I have spent my career arguing for federalism and for police controlled by the states. I campaigned for this. But today, I am frightened. The safeguards written into the bill—including a ban on arresting people for criticizing the government—sound good on paper. But the evidence of potential abuse is overwhelming.
The core problem is simple: who decides who the “bad boys” are? In the minds of many state governors, the bad boys fall into two groups. First, any politician who dares to challenge the governor or his chosen successor. Second, anyone who criticizes the governor or questions his actions. Over the years, journalists and civil society activists have been thrown into detention for speaking truth to power—and that happened without governors having a police force under their total control. Give them that control, and I am convinced most governors would jail every enemy they could find.
The late Abubakar Tsav, a retired police commissioner, warned in 2018 that state police would mark the beginning of the country’s disintegration. He argued that governors would use the force against political opponents, and that state and federal commands would work at cross-purposes. His warnings ring louder today.
Nigeria is deeply divided along ethnic and religious lines. Many governors already lean one way in the pastoralist-farmer conflicts that have torn through states. Give them their own police, and they could use it to expel or protect entire communities based on identity. That is a recipe for deeper crisis. As Tsav put it: “Our politicians are not civilised enough and tolerant of opposing views.”
Some argue that the current Nigeria Police Force is already a puppet of the president, so state police could serve as a counterweight. I disagree. Federal institutions are generally more even-handed than state-level ones. The separation of powers at the federal level—between the executive, legislature, and judiciary—provides real checks. The National Assembly can call the Inspector General of Police to order. No state assembly can do the same to a governor’s police chief.

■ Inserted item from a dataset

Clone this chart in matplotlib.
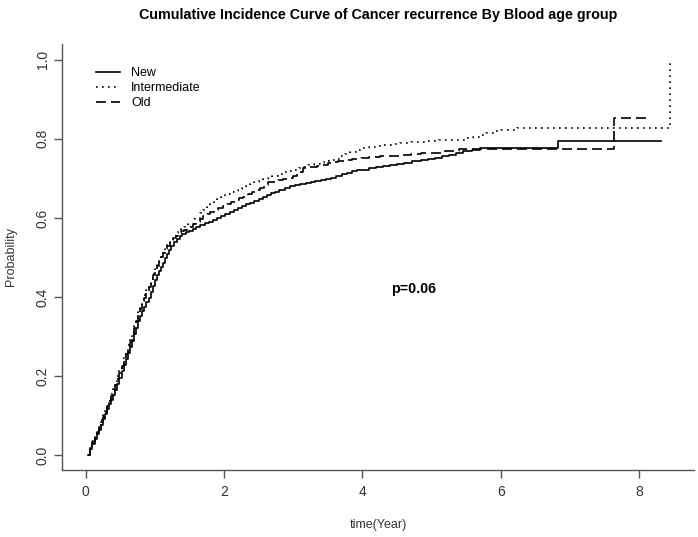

Yes, the current police structure is deeply flawed. Too much of the budget stays at headquarters, leaving state commands starved of resources. Those commands often become dependent on governors who give them money in exchange for loyalty. But that problem is fixable. A fully state-controlled police force is not.
The real issue is that 150,000 of Nigeria’s 350,000 police officers are assigned to VIP protection instead of routine policing. Every Inspector General has promised to stop this practice. Every one has failed. President Tinubu should start by withdrawing police from unauthorized VIPs and putting them where they are needed. That is a practical step. Handing governors their own police forces is a leap into darkness.